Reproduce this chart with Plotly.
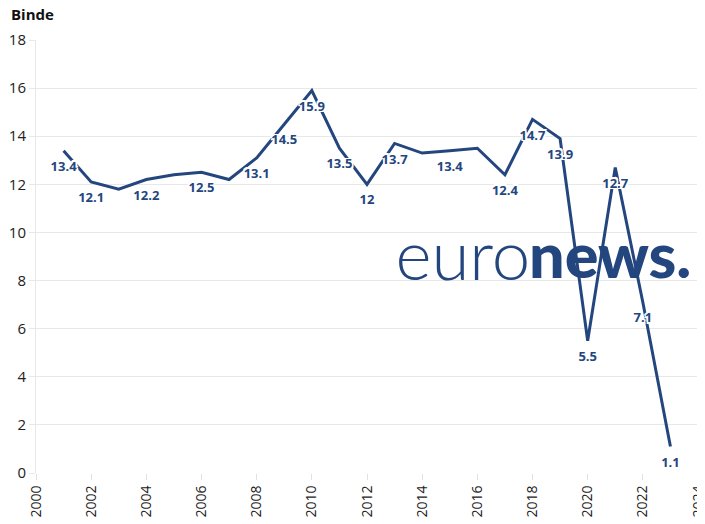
import plotly.graph_objects as go

years = list(range(2001, 2024))
values = [13.4, 12.1, 11.8, 12.2, 12.4, 12.5, 12.2, 13.1, 14.5, 15.9, 13.5, 12.0,
          13.7, 13.3, 13.4, 13.5, 12.4, 14.7, 13.9, 5.5, 12.7, 7.1, 1.1]
labels = ["13.4", "12.1", "", "12.2", "", "12.5", "", "13.1", "14.5", "15.9", "13.5", "12",
          "13.7", "", "13.4", "", "12.4", "14.7", "13.9", "5.5", "12.7", "7.1", "1.1"]
x_ticks = list(range(2000, 2025, 2))
y_ticks = list(range(0, 19, 2))

LINE = "#24467f"
halo = ", ".join(f"{dx}px {dy}px 0 white" for dx in (-1.5, 0, 1.5) for dy in (-1.5, 0, 1.5) if dx or dy)

fig = go.Figure()
# logo (as text, drawn under the line)
fig.add_trace(go.Scatter(
    x=[2017.92], y=[8.75], mode="text", text=["euro"], textposition="middle left",
    textfont=dict(family="Lato", size=69, color=LINE, weight=300),
    hoverinfo="skip", showlegend=False, cliponaxis=False))
fig.add_trace(go.Scatter(
    x=[2017.87], y=[8.75], mode="text", text=["news."], textposition="middle right",
    textfont=dict(family="Lato", size=63, color=LINE, weight=900),
    hoverinfo="skip", showlegend=False, cliponaxis=False))

fig.add_trace(go.Scatter(
    x=years, y=values, mode="lines+markers+text", text=labels, textposition="bottom center",
    line=dict(color=LINE, width=3),
    marker=dict(size=15, color="rgba(0,0,0,0)"),
    textfont=dict(family="Open Sans", size=13, color=LINE, weight="bold", shadow=halo),
    showlegend=False, cliponaxis=False))

# page body has an 8px margin: size figure so the plot lands where the reference has it
fig.update_layout(
    width=697, height=516,
    margin=dict(l=28, r=7, t=32, b=51),
    paper_bgcolor="white", plot_bgcolor="white",
    font=dict(family="Open Sans", color="#222"),
    annotations=[dict(text="<b>Binde</b>", xref="paper", yref="paper", x=-0.041, y=1.06,
                      xanchor="left", yanchor="middle", showarrow=False,
                      font=dict(family="Open Sans", size=15, color="#111"))],
)
fig.update_xaxes(range=[2000, 2024], tickmode="array", tickvals=x_ticks,
                 ticktext=[str(t) for t in x_ticks], tickangle=-90,
                 showgrid=False, zeroline=False, showline=False,
                 ticks="outside", ticklen=6, tickcolor="#e0e0e0",
                 ticklabeloverflow="allow",
                 tickfont=dict(size=14, color="#222"), automargin=False)
fig.update_yaxes(range=[0, 18], tickmode="array", tickvals=y_ticks,
                 showgrid=True, gridcolor="#e8e8e8", zeroline=False,
                 showline=True, linecolor="#e8e8e8",
                 ticks="outside", ticklen=6, tickcolor="#e8e8e8",
                 tickfont=dict(size=15, color="#222"), automargin=False)

fig.write_html("out.html")
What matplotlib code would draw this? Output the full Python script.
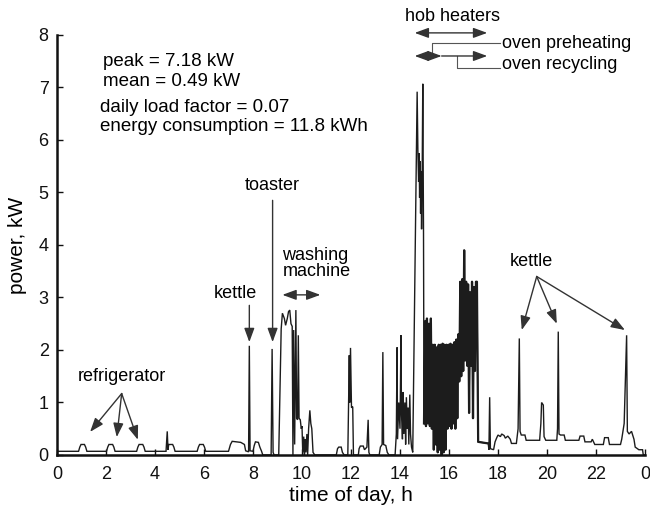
import matplotlib
matplotlib.use("Agg")
import matplotlib.pyplot as plt
import numpy as np

plt.rcParams['font.family'] = ['Liberation Sans', 'DejaVu Sans']

# ---------------- data (time of day in h, power in kW) ----------------
night_t = [0.0, 0.88, 0.93, 0.98, 1.12, 1.17, 1.22, 2.02, 2.07, 2.12, 2.27, 2.32, 2.37,
           3.25, 3.3, 3.35, 3.5, 3.55, 3.6, 4.45, 4.5, 4.53, 4.56, 4.6, 4.72, 4.77, 4.82,
           5.72, 5.77, 5.82, 5.97, 6.02, 6.07, 7.0, 7.08, 7.15, 7.5, 7.65, 7.7, 7.82,
           7.85, 7.88, 8.0, 8.05, 8.1, 8.22, 8.28]
night_p = [0.07, 0.07, 0.15, 0.2, 0.2, 0.15, 0.07, 0.07, 0.15, 0.2, 0.2, 0.15, 0.07,
           0.07, 0.15, 0.2, 0.2, 0.15, 0.07, 0.07, 0.45, 0.1, 0.2, 0.2, 0.2, 0.15, 0.07,
           0.07, 0.15, 0.2, 0.2, 0.15, 0.07, 0.07, 0.2, 0.26, 0.24, 0.2, 0.08, 0.06,
           2.08, 0.08, 0.07, 0.18, 0.25, 0.24, 0.15]

wash_t = [8.35, 8.4, 8.74, 8.78, 8.82, 8.86, 9.05, 9.15, 9.2, 9.28, 9.33, 9.4, 9.45, 9.5,
          9.55, 9.6, 9.63, 9.66, 9.7, 9.75, 9.78, 9.82, 9.85, 9.88, 9.93, 9.97, 10.0,
          10.03, 10.07, 10.1, 10.13, 10.16, 10.2, 10.23, 10.27, 10.32, 10.36, 10.4,
          10.45, 10.52]
wash_p = [0.07, 0.0, 0.0, 2.02, 0.05, 0.0, 0.0, 2.4, 2.7, 2.6, 2.47, 2.6, 2.73, 2.76,
          2.5, 2.45, 0.0, 2.38, 0.2, 2.76, 0.7, 0.67, 2.28, 0.7, 0.67, 0.5, 0.55,
          0.05, 0.35, 0.0, 0.3, 0.05, 0.4, 0.0, 0.5, 0.85, 0.6, 0.5,
          0.05, 0.0]

noon_t = [11.4, 11.45, 11.5, 11.6, 11.65, 11.72, 11.87, 11.93, 11.95, 11.98, 12.02,
          12.07, 12.1, 12.3, 12.33, 12.38, 12.5, 12.55, 12.65, 12.7, 12.73, 12.77,
          13.15, 13.2, 13.27, 13.3, 13.33, 13.42, 13.48, 13.55, 13.8, 13.85, 13.88,
          13.9, 13.95, 14.0, 14.04, 14.06, 14.1, 14.13, 14.16, 14.2, 14.23, 14.26,
          14.3, 14.33, 14.36, 14.4, 14.43, 14.47, 14.52]
noon_p = [0.0, 0.12, 0.15, 0.15, 0.05, 0.0, 0.0, 1.9, 1.0, 2.04, 0.9, 0.92, 0.0, 0.0,
          0.12, 0.17, 0.17, 0.1, 0.15, 0.67, 0.05, 0.0,
          0.0, 0.15, 0.2, 1.96, 0.2, 0.18, 0.05, 0.0, 0.0, 0.4, 2.05,
          0.3, 1.0, 0.5, 2.28, 0.8, 0.3, 1.2, 0.4, 1.0, 0.2, 1.1,
          0.5, 0.9, 0.2, 1.15, 0.4, 0.15, 0.05]

hob_t = [14.7, 14.73, 14.76, 14.78, 14.8, 14.82, 14.84, 14.86, 14.88, 14.9, 14.93,
         14.96, 14.98, 15.02, 15.06, 15.1, 15.14, 15.18, 15.22, 15.26, 15.3, 15.34,
         15.38, 15.42, 15.46, 15.5, 15.54, 15.58, 15.62, 15.66, 15.7, 15.74, 15.78,
         15.82, 15.86, 15.9, 15.94, 15.98, 16.02, 16.06, 16.1, 16.14, 16.18, 16.22,
         16.26, 16.3, 16.34, 16.38, 16.42, 16.46, 16.5, 16.54, 16.58, 16.62, 16.66,
         16.7, 16.74, 16.78, 16.82, 16.86, 16.9, 16.94, 16.98, 17.02, 17.06, 17.1,
         17.14, 17.17, 17.19]
hob_p = [6.92, 5.8, 5.2, 5.75, 4.9, 5.6, 4.6, 5.4, 4.3, 5.0, 7.07,
         4.2, 0.6, 2.55, 0.55, 2.6, 0.6, 2.5, 0.55, 2.6, 0.5, 2.1,
         0.1, 2.1, 0.2, 2.05, 0.05, 2.1, 0.1, 2.1, 0.0, 2.12, 0.05,
         2.1, 0.1, 2.1, 0.5, 2.1, 0.55, 2.12, 0.5, 2.1, 0.6, 2.15,
         0.5, 2.2, 0.7, 2.3, 1.4, 3.3, 1.5, 3.35, 1.6, 3.9, 1.8,
         3.3, 1.7, 3.25, 0.8, 3.1, 1.7, 3.3, 0.7, 3.2, 1.6, 3.3,
         3.3, 1.5, 0.25]

eve_t = [17.6, 17.63, 17.66, 17.69, 17.82, 17.88, 17.95, 18.0, 18.1, 18.15, 18.25,
         18.3, 18.4, 18.5, 18.55, 18.75, 18.82, 18.87, 18.9, 18.95, 19.1, 19.15, 19.7,
         19.75, 19.78, 19.85, 19.88, 19.95, 20.4, 20.43, 20.46, 20.49, 20.55, 20.7,
         20.75, 21.3, 21.35, 21.5, 21.55, 21.8, 21.85, 21.9, 21.95, 22.3, 22.35,
         22.5, 22.55, 23.0, 23.05, 23.15, 23.25, 23.28, 23.35, 23.45, 23.55, 23.6,
         23.75, 23.9, 23.93, 24.0]
eve_p = [0.22, 0.1, 1.1, 0.12, 0.1, 0.25, 0.33, 0.38, 0.35, 0.4, 0.37,
         0.32, 0.36, 0.3, 0.22, 0.22, 0.5, 2.22, 0.45, 0.38, 0.38, 0.28, 0.28,
         0.6, 1.0, 0.95, 0.35, 0.28, 0.28, 0.5, 2.35, 0.4, 0.38, 0.38,
         0.28, 0.28, 0.36, 0.36, 0.25, 0.25, 0.3, 0.25, 0.2, 0.2, 0.33,
         0.33, 0.2, 0.2, 0.3, 0.6, 2.28, 0.45, 0.4, 0.45, 0.3, 0.15,
         0.1, 0.1, 0.0, 0.0]

x_ticks = [0, 2, 4, 6, 8, 10, 12, 14, 16, 18, 20, 22, 24]
x_tick_labels = ['0', '2', '4', '6', '8', '10', '12', '14', '16', '18', '20', '22', '0']
y_ticks = [0, 1, 2, 3, 4, 5, 6, 7, 8]

stats_lines = ['peak = 7.18 kW', 'mean = 0.49 kW',
               'daily load factor = 0.07', 'energy consumption = 11.8 kWh']

# ---------------- figure ----------------
fig = plt.figure(figsize=(6.5, 5.13), dpi=100)
ax = fig.add_axes([0.0877, 0.1131, 0.9046, 0.8187])

t_all = night_t + wash_t + noon_t + hob_t + eve_t
p_all = night_p + wash_p + noon_p + hob_p + eve_p
line_col = '#1c1c1c'
ax.plot(t_all, p_all, color=line_col, lw=1.0, solid_joinstyle='miter')
# dense hob-heater cycling (after the oven peak) appears as an almost solid band
ax.plot(hob_t[12:] + eve_t[:1], hob_p[12:] + eve_p[:1], color=line_col, lw=1.6)

ax.set_xlim(0, 24)
ax.set_ylim(0, 8)
ax.set_xticks(x_ticks)
ax.set_xticklabels(x_tick_labels)
ax.set_yticks(y_ticks)
for s in ['top', 'right']:
    ax.spines[s].set_visible(False)
for s in ['left', 'bottom']:
    ax.spines[s].set_linewidth(1.8)
    ax.spines[s].set_color('#111111')
ax.tick_params(direction='in', length=4, width=1, labelsize=13, pad=6, colors='#111111')
ax.tick_params(axis='x', pad=8)
ax.set_xlabel('time of day, h', fontsize=15, labelpad=2)
ax.set_ylabel('power, kW', fontsize=15, labelpad=8)

# stats text
fs_stats = 13.5
ax.text(1.86, 7.49, stats_lines[0], fontsize=fs_stats, va='center', ha='left')
ax.text(1.86, 7.11, stats_lines[1], fontsize=fs_stats, va='center', ha='left')
ax.text(1.76, 6.62, stats_lines[2], fontsize=fs_stats, va='center', ha='left')
ax.text(1.76, 6.25, stats_lines[3], fontsize=fs_stats, va='center', ha='left')

arr = dict(arrowstyle='-|>,head_length=0.6,head_width=0.22', color='#333333', lw=1.0,
           mutation_scale=14, shrinkA=0, shrinkB=0)
darr = dict(arrowstyle='<|-|>,head_length=0.6,head_width=0.22', color='#333333', lw=1.0,
            mutation_scale=14, shrinkA=0, shrinkB=0)

# refrigerator
ax.text(2.64, 1.5, 'refrigerator', fontsize=13, ha='center', va='center')
for tip in [(1.35, 0.44), (2.44, 0.34), (3.3, 0.29)]:
    ax.annotate('', xy=tip, xytext=(2.64, 1.17), arrowprops=arr)

# morning kettle
ax.text(7.29, 3.08, 'kettle', fontsize=13, ha='center', va='center')
ax.annotate('', xy=(7.85, 2.15), xytext=(7.85, 2.85), arrowprops=arr)

# toaster
ax.text(8.8, 5.14, 'toaster', fontsize=13, ha='center', va='center')
ax.annotate('', xy=(8.8, 2.15), xytext=(8.8, 4.85), arrowprops=arr)

# washing machine
ax.text(9.2, 3.8, 'washing', fontsize=13, ha='left', va='center')
ax.text(9.2, 3.49, 'machine', fontsize=13, ha='left', va='center')
ax.annotate('', xy=(10.75, 3.05), xytext=(9.2, 3.05), arrowprops=darr)

# evening kettle
ax.text(19.37, 3.68, 'kettle', fontsize=13, ha='center', va='center')
for tip in [(18.97, 2.38), (20.4, 2.5), (23.18, 2.38)]:
    ax.annotate('', xy=tip, xytext=(19.58, 3.4), arrowprops=arr)

# hob / oven
ax.text(16.15, 8.35, 'hob heaters', fontsize=13, ha='center', va='center', clip_on=False)
ax.annotate('', xy=(17.56, 8.04), xytext=(14.6, 8.04), arrowprops=darr,
            annotation_clip=False)
ax.annotate('', xy=(15.7, 7.6), xytext=(14.6, 7.6), arrowprops=darr,
            annotation_clip=False)
ax.annotate('', xy=(17.56, 7.6), xytext=(15.7, 7.6), arrowprops=arr,
            annotation_clip=False)
ax.plot([15.29, 15.29, 18.1], [7.6, 7.84, 7.84], color='#555555', lw=0.8, clip_on=False)
ax.plot([16.34, 16.34, 18.1], [7.6, 7.37, 7.37], color='#555555', lw=0.8, clip_on=False)
ax.text(18.15, 7.84, 'oven preheating', fontsize=13, ha='left', va='center')
ax.text(18.15, 7.43, 'oven recycling', fontsize=13, ha='left', va='center')

fig.savefig('out.png', dpi=100)
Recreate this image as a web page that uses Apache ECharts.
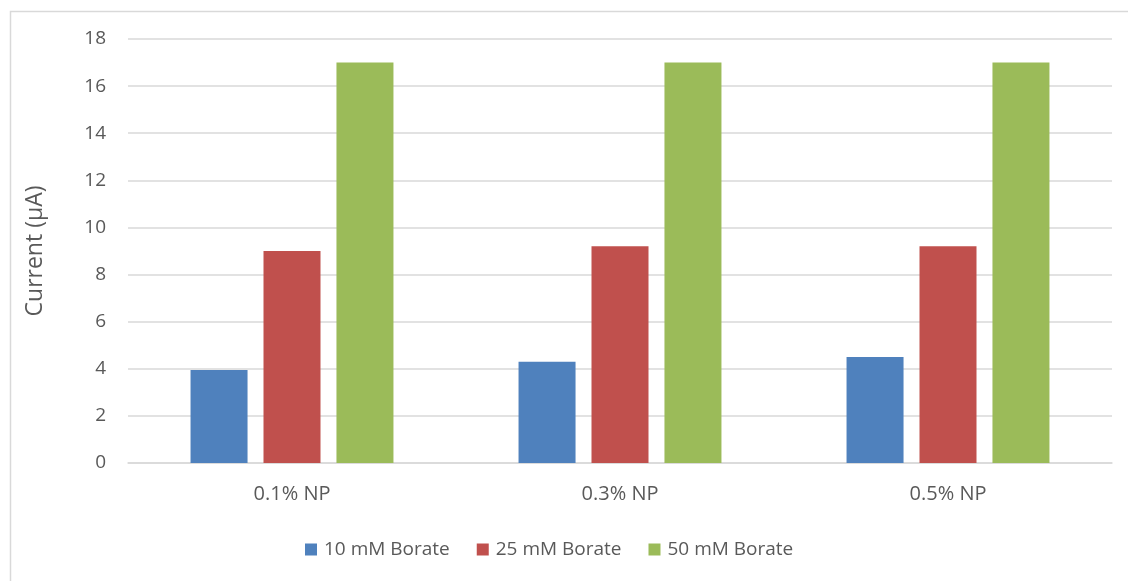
<!DOCTYPE html>
<html>
<head>
<meta charset="utf-8">
<script src="https://cdn.jsdelivr.net/npm/echarts@6/dist/echarts.min.js"></script>
<style>
  html, body { margin: 0; padding: 0; background: #ffffff; }
  #chart { width: 1128px; height: 581px; }
</style>
</head>
<body>
<div id="chart"></div>
<script>
// Nanoparticle loading on the x axis, one bar per borate concentration
const categories = ['0.1% NP', '0.3% NP', '0.5% NP'];
const seriesNames = ['10 mM Borate', '25 mM Borate', '50 mM Borate'];
const borate10 = [3.95, 4.3, 4.5];
const borate25 = [9.0, 9.2, 9.2];
const borate50 = [17, 17, 17];
const colors = ['#4f81bd', '#c0504d', '#9bbb59'];

const textColor = '#595959';
const fontFamily = '"Open Sans", "Noto Sans", sans-serif';

const chart = echarts.init(document.getElementById('chart'), null, { renderer: 'canvas' });

const values = [borate10, borate25, borate50];

chart.setOption({
  animation: false,
  backgroundColor: '#ffffff',
  textStyle: { fontFamily: fontFamily },
  graphic: [{
    type: 'rect',
    left: 8, top: 9,
    shape: { width: 1140, height: 590 },
    style: { fill: 'none', stroke: '#d9d9d9', lineWidth: 1.5 },
    silent: true
  }],
  grid: { left: 128, right: 16, top: 39, bottom: 118, containLabel: false },
  legend: {
    left: 300,
    top: 535,
    itemWidth: 12,
    itemHeight: 12,
    itemGap: 27,
    icon: 'rect',
    textStyle: { color: textColor, fontSize: 19, fontFamily: fontFamily, padding: [0, 0, 0, 2] },
    data: seriesNames
  },
  xAxis: {
    type: 'category',
    data: categories,
    axisLine: { show: true, lineStyle: { color: '#d9d9d9', width: 1.5 } },
    axisTick: { show: false },
    axisLabel: { color: textColor, fontSize: 20, margin: 21 }
  },
  yAxis: {
    type: 'value',
    min: 0, max: 18, interval: 2,
    name: 'Current (µA)',
    nameLocation: 'middle',
    nameGap: 81,
    nameTextStyle: { color: textColor, fontSize: 23 },
    axisLine: { show: false },
    axisTick: { show: false },
    axisLabel: { color: textColor, fontSize: 19, margin: 22 },
    splitLine: { lineStyle: { color: '#d9d9d9', width: 1.5 } }
  },
  series: seriesNames.map((name, i) => ({
    name: name,
    type: 'bar',
    data: values[i],
    barWidth: 57,
    barGap: '28%',
    itemStyle: { color: colors[i] }
  }))
});
</script>
</body>
</html>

------------------------------------

Restate the lines of the records exactly, starting at the first and stopping after the line with "y_ticks = list(range(0, 19, 2))". Leave out any picture.

Reproduce this chart with Plotly.
import plotly.graph_objects as go

years = list(range(2001, 2024))
values = [13.4, 12.1, 11.8, 12.2, 12.4, 12.5, 12.2, 13.1, 14.5, 15.9, 13.5, 12.0,
          13.7, 13.3, 13.4, 13.5, 12.4, 14.7, 13.9, 5.5, 12.7, 7.1, 1.1]
labels = ["13.4", "12.1", "", "12.2", "", "12.5", "", "13.1", "14.5", "15.9", "13.5", "12",
          "13.7", "", "13.4", "", "12.4", "14.7", "13.9", "5.5", "12.7", "7.1", "1.1"]
x_ticks = list(range(2000, 2025, 2))
y_ticks = list(range(0, 19, 2))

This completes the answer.